Now this takes me aback a bit. I had thought Thackeray's comment nauseatingly patronising, the equivalent of an anti-Semite bestowing the label of "good Jew". Are we now, in the enlightened first decade of the 21st Century, to accept the notion that the leader of a Hindu-chauvinist political party is entitled to certify who is, or is not, a "true Indian Muslim"? The notion is as offensive as it is unsustainable. I admire Zaheer's forthright defence of his birthright no less than Thackeray does. But my point is precisely that an Indian Muslim should be free to define his Muslimness as he sees fit (in Irfan's case, with overt expressions of his piety, hardly surprising in a muezzin's son) without in any way diminishing his claim to Indianness. An Indian Muslim is simply that: an Indian and a Muslim. It is not for Mr. Thackeray and his ilk to determine what makes him a "true Indian Muslim".

The second notable critique came from Professor Syed Iqbal Hasnain, Vice-Chancellor of the University of Calicut in Kerala. "As an educated Uttar Pradesh Muslim," Prof. Hasnain wrote, "I felt humiliated that when some player or film actor performs for India, then the majority community feels that Muslims are patriotic Indians." I was again taken aback, since the last thing I had intended was to humiliate any Indian Muslim by my celebration of Irfan, but the good professor went on to explain: "there are hundreds and thousands of Muslims who are performing for India in various fields and nobody wants to acknowledge their contribution." In Kerala alone, Prof. Hasnain argued, there are over 150 Muslim-funded institutions in the Malabar region providing medical education, and training nurses, paramedics, engineers, and teachers in fields as varied as Arts and Sciences, hospitality management, and costume and fashion design. These are "high-quality institutions", he explained, reflecting an estimated total investment of around 1,000 crore Indian rupees, entirely provided by individuals belonging to the Muslim community. And here's the rub: the students who attend these colleges, according to the professor, "are 90 per cent non-Muslim boys and girls". There are, he adds, similar institutions in Tamil Nadu, Andhra Pradesh and Karnataka. "In my view," Prof. Hasnain concludes, "Irfan is not the standing, leaping, glorious repudiation of the killers of Muslims in Gujarat, but certainly the Muslim institution- builders of South India in general and Kerala in particular are the shining examples."

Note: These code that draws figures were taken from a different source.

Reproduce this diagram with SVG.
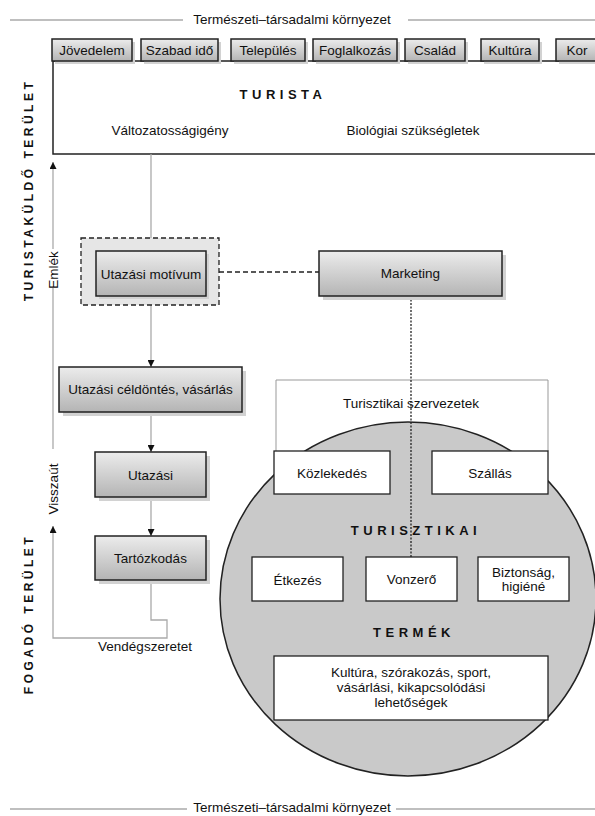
<svg xmlns="http://www.w3.org/2000/svg" width="595" height="816" viewBox="0 0 595 816">
<defs>
<linearGradient id="g" x1="0" y1="0" x2="0" y2="1">
<stop offset="0" stop-color="#ececec"/>
<stop offset="1" stop-color="#b4b4b4"/>
</linearGradient>
<marker id="ah" viewBox="0 0 10 10" refX="10" refY="5" markerWidth="7" markerHeight="7" markerUnits="userSpaceOnUse" orient="auto">
<path d="M0,0 L10,5 L0,10 z" fill="#111"/>
</marker>
<style>
text{font-family:"Liberation Sans",Arial,sans-serif;font-size:13.5px;fill:#111;}
.c{text-anchor:middle;}
.b{font-weight:bold;font-size:13px;letter-spacing:4.5px;}
.v{font-weight:bold;font-size:12px;letter-spacing:3.5px;}
.gbox{fill:url(#g);stroke:#222;stroke-width:1.5;}
.sh{fill:#d2d2d2;}
.wbox{fill:#fff;stroke:#222;stroke-width:1.3;}
.gl{stroke:#aaa;stroke-width:1.3;fill:none;}
</style>
</defs>

<g id="env-top">
<line x1="10" y1="20" x2="183" y2="20" class="gl" stroke-width="1.5"/>
<line x1="408" y1="20" x2="595" y2="20" class="gl" stroke-width="1.5"/>
<text x="292" y="24" class="c">Természeti–társadalmi környezet</text>
</g>

<g id="turista">
<path d="M53,61 H595 M53,61 V154 H595" fill="none" stroke="#222" stroke-width="1.5"/>
<text x="283" y="98.5" class="c b">TURISTA</text>
<text x="170" y="135" class="c">Változatosságigény</text>
<text x="413" y="135" class="c">Biológiai szükségletek</text>
</g>

<g id="factors">
<g id="f-jovedelem"><rect x="55" y="42" width="80" height="22" class="sh"/><rect x="52" y="39" width="80" height="22" class="gbox"/><text x="92" y="55" class="c">Jövedelem</text></g>
<g id="f-szabadido"><rect x="144" y="42" width="77" height="22" class="sh"/><rect x="141" y="39" width="77" height="22" class="gbox"/><text x="179.5" y="55" class="c">Szabad idő</text></g>
<g id="f-telepules"><rect x="234" y="42" width="74" height="22" class="sh"/><rect x="231" y="39" width="74" height="22" class="gbox"/><text x="268" y="55" class="c">Település</text></g>
<g id="f-foglalkozas"><rect x="316" y="42" width="84" height="22" class="sh"/><rect x="313" y="39" width="84" height="22" class="gbox"/><text x="355" y="55" class="c">Foglalkozás</text></g>
<g id="f-csalad"><rect x="408" y="42" width="60" height="22" class="sh"/><rect x="405" y="39" width="60" height="22" class="gbox"/><text x="435" y="55" class="c">Család</text></g>
<g id="f-kultura"><rect x="484" y="42" width="58" height="22" class="sh"/><rect x="481" y="39" width="58" height="22" class="gbox"/><text x="510" y="55" class="c">Kultúra</text></g>
<g id="f-kor"><rect x="559" y="42" width="45" height="22" class="sh"/><rect x="556" y="39" width="45" height="22" class="gbox"/><text x="577" y="55" class="c">Kor</text></g>
</g>

<g id="side-labels">
<text transform="translate(33,190) rotate(-90)" class="c v">TURISTAKÜLDŐ TERÜLET</text>
<text transform="translate(33,614) rotate(-90)" class="c v">FOGADÓ TERÜLET</text>
<text transform="translate(58,270) rotate(-90)" class="c">Emlék</text>
<text transform="translate(58,489) rotate(-90)" class="c">Visszaút</text>
</g>

<g id="org-frame">
<path d="M276,451 V380 H548 V451" fill="none" stroke="#999" stroke-width="1"/>
<text x="411" y="408" class="c">Turisztikai szervezetek</text>
</g>

<g id="product">
<ellipse cx="408" cy="599" rx="188" ry="177" fill="#c9c9c9" stroke="#222" stroke-width="1.5"/>
<text x="416" y="535" class="c b">TURISZTIKAI</text>
<text x="414" y="637" class="c b">TERMÉK</text>
</g>

<g id="connectors">
<line x1="151" y1="154" x2="151" y2="249" class="gl" marker-end="url(#ah)"/>
<line x1="151" y1="296" x2="151" y2="367" class="gl" marker-end="url(#ah)"/>
<line x1="151" y1="412" x2="151" y2="452" class="gl" marker-end="url(#ah)"/>
<line x1="151" y1="497" x2="151" y2="536" class="gl" marker-end="url(#ah)"/>
<path d="M151,580 V620 H167 V638 H53 V526" class="gl" marker-end="url(#ah)"/>
<line x1="53" y1="249" x2="53" y2="162" class="gl" marker-end="url(#ah)"/>
<line x1="53" y1="288" x2="53" y2="449" class="gl"/>
<line x1="219" y1="272" x2="319" y2="272" stroke="#222" stroke-width="1.3" stroke-dasharray="5,3"/>
<line x1="411" y1="296" x2="411" y2="557" stroke="#222" stroke-width="1.3" stroke-dasharray="2,1.5"/>
</g>

<g id="motivum">
<rect x="81" y="238" width="138" height="67" fill="#e6e6e6" stroke="#222" stroke-width="1.3" stroke-dasharray="5,3"/>
<rect x="99" y="254" width="110" height="45" class="sh"/>
<rect x="96" y="251" width="110" height="45" class="gbox"/>
<text x="151" y="279" class="c">Utazási motívum</text>
</g>

<g id="marketing">
<rect x="323" y="255" width="183" height="45" class="sh"/>
<rect x="319" y="251" width="183" height="45" class="gbox"/>
<text x="410.5" y="278" class="c">Marketing</text>
</g>

<g id="celdontes">
<rect x="63" y="371" width="183" height="45" class="sh"/>
<rect x="59" y="367" width="183" height="45" class="gbox"/>
<text x="150.5" y="394" class="c">Utazási céldöntés, vásárlás</text>
</g>

<g id="utazasi">
<rect x="99" y="456" width="111" height="45" class="sh"/>
<rect x="95" y="452" width="111" height="45" class="gbox"/>
<text x="150.5" y="480" class="c">Utazási</text>
</g>

<g id="tartozkodas">
<rect x="99" y="540" width="111" height="44" class="sh"/>
<rect x="95" y="536" width="111" height="44" class="gbox"/>
<text x="150.5" y="563" class="c">Tartózkodás</text>
</g>

<g id="vendegszeretet">
<text x="145" y="651" class="c">Vendégszeretet</text>
</g>

<g id="kozlekedes"><rect x="274" y="451" width="116" height="43" class="wbox"/><text x="332" y="478" class="c">Közlekedés</text></g>
<g id="szallas"><rect x="432" y="451" width="116" height="43" class="wbox"/><text x="490" y="478" class="c">Szállás</text></g>
<g id="etkezes"><rect x="252" y="557" width="91" height="44" class="wbox"/><text x="297.5" y="585" class="c">Étkezés</text></g>
<g id="vonzero"><rect x="366" y="557" width="91" height="44" class="wbox"/><text x="411.5" y="584" class="c">Vonzerő</text></g>
<g id="biztonsag"><rect x="478" y="557" width="91" height="44" class="wbox"/><text x="523.5" y="577" class="c">Biztonság,</text><text x="523.5" y="591" class="c">higiéné</text></g>
<g id="kultura-box"><rect x="274" y="656" width="274" height="64" class="wbox"/>
<text x="411" y="677" class="c">Kultúra, szórakozás, sport,</text>
<text x="411" y="692" class="c">vásárlási, kikapcsolódási</text>
<text x="411" y="707" class="c">lehetőségek</text></g>

<g id="env-bottom">
<line x1="10" y1="809" x2="187" y2="809" class="gl" stroke-width="1.5"/>
<line x1="396" y1="809" x2="595" y2="809" class="gl" stroke-width="1.5"/>
<text x="292" y="812" class="c">Természeti–társadalmi környezet</text>
</g>
</svg>
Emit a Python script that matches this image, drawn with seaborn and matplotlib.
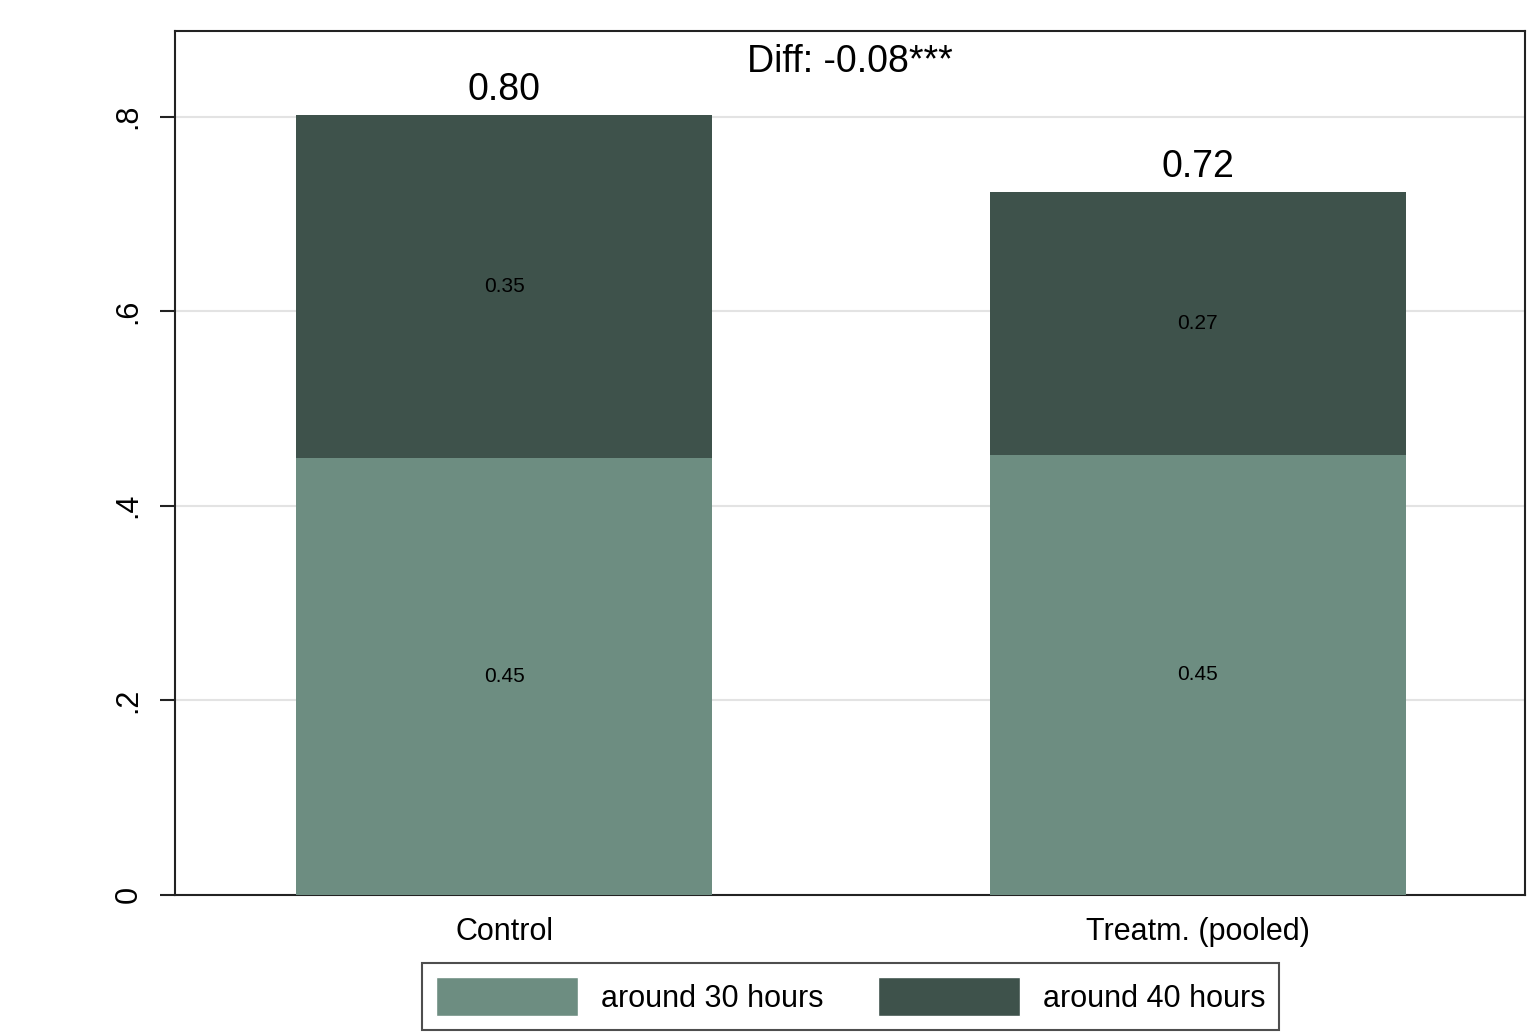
import pandas as pd
import numpy as np
import seaborn as sns
import matplotlib.pyplot as plt
from matplotlib.patches import Patch

# values
groups = ['Control', 'Treatm. (pooled)']
hours30 = [0.449, 0.452]
hours40 = [0.353, 0.270]
diff_text = 'Diff: -0.08***'
yticks = [0, 0.2, 0.4, 0.6, 0.8]
ytick_labels = ['0', '.2', '.4', '.6', '.8']

light = '#6d8d81'
dark = '#3e524b'

sns.set_style('white')
plt.rcParams['font.family'] = ['Liberation Sans', 'DejaVu Sans']
plt.rcParams['text.color'] = 'black'
plt.rcParams['xtick.color'] = 'black'
plt.rcParams['ytick.color'] = 'black'

df = pd.DataFrame({'group': groups, 'h30': hours30, 'h40': hours40})
df['total'] = df['h30'] + df['h40']

fig, ax = plt.subplots(figsize=(15.38, 10.32), dpi=100)
fig.subplots_adjust(left=0.114, right=0.9915, top=0.97, bottom=0.133)

# stacked bars: total first, then lower part on top of it
sns.barplot(data=df, x='group', y='total', color=dark, width=0.6, saturation=1,
            linewidth=0, ax=ax, zorder=2)
sns.barplot(data=df, x='group', y='h30', color=light, width=0.6, saturation=1,
            linewidth=0, ax=ax, zorder=3)

for i, row in df.iterrows():
    ax.text(i, row['h30'] / 2, f"{row['h30']:.2f}", ha='center', va='center', fontsize=15, zorder=4)
    ax.text(i, row['h30'] + row['h40'] / 2, f"{row['h40']:.2f}", ha='center', va='center', fontsize=15, zorder=4)
    ax.annotate(f"{row['total']:.2f}", (i, row['total']), xytext=(0, 18), textcoords='offset points',
                ha='center', va='center', fontsize=27)

ax.text(0.5, 0.964, diff_text, transform=ax.transAxes, ha='center', va='center', fontsize=27)

ax.set_xlim(-0.474, 1.472)
ax.set_ylim(0, 0.888)
ax.set_yticks(yticks)
ax.set_yticklabels(ytick_labels, rotation=90, va='center')
ax.tick_params(axis='y', length=11, width=1.5, labelsize=22, pad=12, left=True, color='#222222')
ax.tick_params(axis='x', length=0, labelsize=22, pad=16)
ax.set_xlabel('')
ax.set_ylabel('')
ax.yaxis.grid(True, color='#e3e3e3', linewidth=1.5, zorder=0)
ax.set_axisbelow(True)
for s in ax.spines.values():
    s.set_color('#222222')
    s.set_linewidth(1.5)

handles = [Patch(facecolor=light, label='around 30 hours'), Patch(facecolor=dark, label='around 40 hours')]
leg = fig.legend(handles=handles, loc='center', bbox_to_anchor=(0.553, 0.0344), ncol=2, fontsize=22,
                 handlelength=4.65, handleheight=1.6, handletextpad=0.75, columnspacing=1.8,
                 fancybox=False, edgecolor='#222222', borderpad=0.45, borderaxespad=0)
leg.get_frame().set_linewidth(1.5)

plt.savefig('out.png', dpi=100)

I accept the good Professor's rebuke, but with one mild expression of self-defence. To celebrate one individual as representing a larger idea is not to deny that there are other examples that affirm the same idea. Irfan and cricket had captured the national imagination at the time; it was not unreasonable for a columnist to seize on them to make his point. No doubt there are worthier examples of Indian Muslims repudiating the assumptions of the murderous chauvinists of Gujarat and elsewhere. I am glad that Prof. Hasnain has allowed me to bring one of them to the attention of this newspaper's readers. I would welcome other examples that readers might wish to send in. This is a conversation well worth continuing.